Thursday, February 19, 2015

Yesterday I was watching a video of a little boy splashing in water puddles.  It brought back memories of my childhood when I loved to play in the rain and splash in puddles.  My mom would yell at me and tell me to dry off before I caught a cold.  It wasn’t even cold.  I promised myself that if I ever had children, I would encourage them to play in the rain.

Many years and many puddles later, I had two little girls.  When it would rain gently in the spring they would pull on their bathing suits and rubber galoshes.  I would tie a towel around their neck for a cape and then tape their wrists and forehead with masking tape.  They ran around outside and played Wonder Woman.  Why did they do this, you ask?  Because I couldn’t!  I couldn’t dress up like this; the neighbors would think I had gone entirely nuts.

I have to confess that my children acted out a lot of my play fantasies in their day.  They finger painted, made mud pies, played in traffic (just kidding) and many other wonderful things that I never got to do.  I made them these little stilts out of 5 pound coffee cans.  They had ropes attached to hold onto.  I kept them in the trunk of my car and we got them out when we went to the park.
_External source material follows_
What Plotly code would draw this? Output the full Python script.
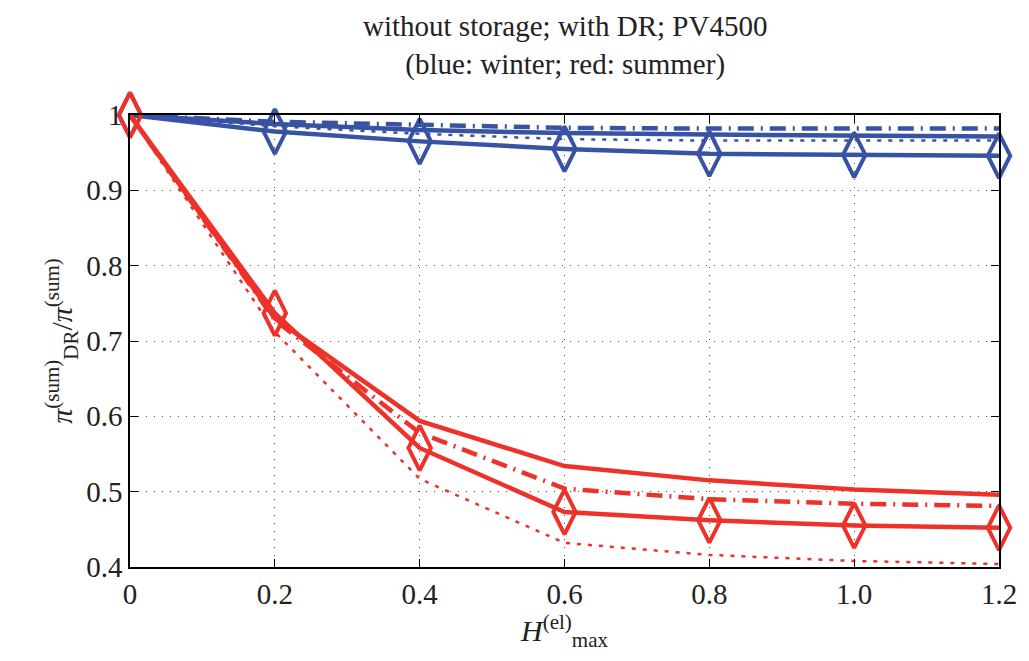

And did we go to the park?  Some weekends we would drive for an hour just to play on a certain playground we had heard of.  If you ever get to Rockford, Illinois, Discovery Center has a great playground.  There used to be another one at the corner of Guilford and Mulford but they moved it and I never did find out where to.

Also in the trunk of my car were baseball gloves and balls, a football and one of those fun balls that you can sit on and jump up and down.  (Of course, it was too small for me to play on.)  The girls had sit and spins.  We called them sit and sins.  I loved to sit and spin.  It was such a blast.

I also remember this one time I took the girls to the garden.  We were all in our bathing suits and no shoes.  It had rained and the ground was quite muddy.  They sat on the outer part of the parameter.  I walked into the garden mud and started to squish it between my toes.  “Gross,” one of them said.

Oh no, you don’t.  I picked up two handfuls and put them on their legs.  I started to spread it all over and Jess stared crying.  I explained that it was just mud and we were going to make mud pies.  Being the chow hound that she was I think she was intrigued by the thought of pie.  And so I taught my girls to make mud pies.  We got covered from head to toe with mud and it was fabulous.  We hosed off with the garden hose before going inside to bathe.

I want to publicly thank my girls for helping me out.  I didn’t get enough play time in when I was a child and so I  lived some vicariously through their lives.  Think I feel guilty about it?  Not on your life.


And you know, I may just dress up as Wonder Woman for the first spring rain.


Me dressed as a pirate.  This photo appeared in the Rockford Register Star.  Talk about embarrassed!